Starting out as co-educational residential school, in 1920, it became an all-male school. It was located on Wolleytown Road in the Morganville section of Marlboro Township, Monmouth County, New Jersey.

At its start, the school campus covered about 70 acres. In 1931 it expanded to 80 acres. By 1974, the campus had been scaled back to 58 acres of "athletic and academic facilities".

The school closed in 1943 but reopened in 1952.

Most of the students were from the United States, Mexico and Central America.

== School functions ==

The heavily wooded campus consisted of five buildings: the main building, two dormitory buildings, a classroom and recreation hall. There were a few maintenance outbuildings, athletic fields and a pool.

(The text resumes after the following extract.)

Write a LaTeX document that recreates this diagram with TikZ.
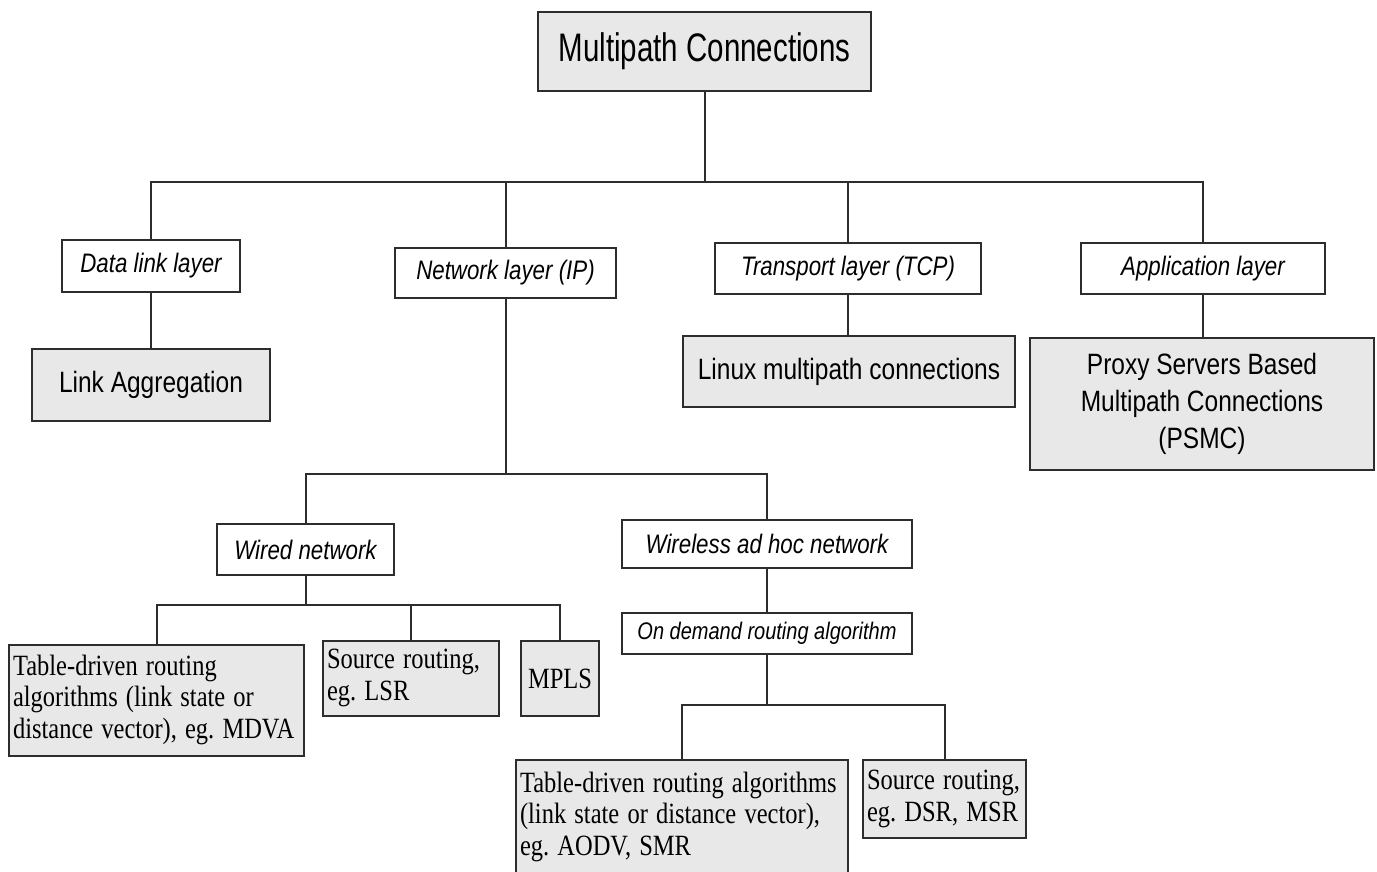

The main building was called the "main house" which included four dormitory rooms, "Cosmo's room", a sick bay and infirmary, mess hall, kitchen, a gymnasium, and the Headmaster's quarters. The two dedicated dormitory buildings were named "Washington House" and "Pershing House". The school building was simply called "the school house". Cosmo's room was the private abode for one Cosmo Thomaselli, who had been adopted by the Sweeneys after, as a student, his parents had been killed in an automobile accident.

The headmaster was Major Leopold DeVitte (? - 1952), who retired in 1945. The title of "Major" was "self-designated officership". Then Captain Charles J. Pratt was commander, followed by Captain Walter J. Sweeney. The headmaster in the 70s was M.J. Ratajczak, who died suddenly in 1975.

Major DeVitte and Mrs. Devitte rest in the Old Tennent Cemetery in Manalapan, NJ.

The school's motto was "Where discipline is firm, but fair".

In 1935, a review of the camp stated that "Motion pictures are shown twice a week and there is a pool".

In 1930 the school cost $720 a year, increasing to $,2900 in the last school year.

The school was for boys aged 6 to 16, and offered elementary to 9th grade instruction. It was open 12 months a year when it started, but was later changed to a 10-month school year. In the last year of school, 1978, the enrollment had dwindled to 50 students.

Originally, the instruction was offered only as a residential program, but in 1975, the program offered day students without a residential component.

The academy had a marching band. This frequently led local parades and played in area holiday celebrations.

== Current land use ==

Following the school's closing, the property was purchased by Harold L. Doty. Some of the property was used for the "Little Flower Children's Center". The pool, playgrounds, ball fields and other facilities were used by the day care center. The owners also lived on the property. After this use, the property was sold off in smaller parcels, but about 30 acres were purchased for the Sri Guruvaayoorappan Temple. All buildings but one were demolished. One of the buildings was re-purposed and adapted for the Hindu-American Temple, which currently occupies the campus.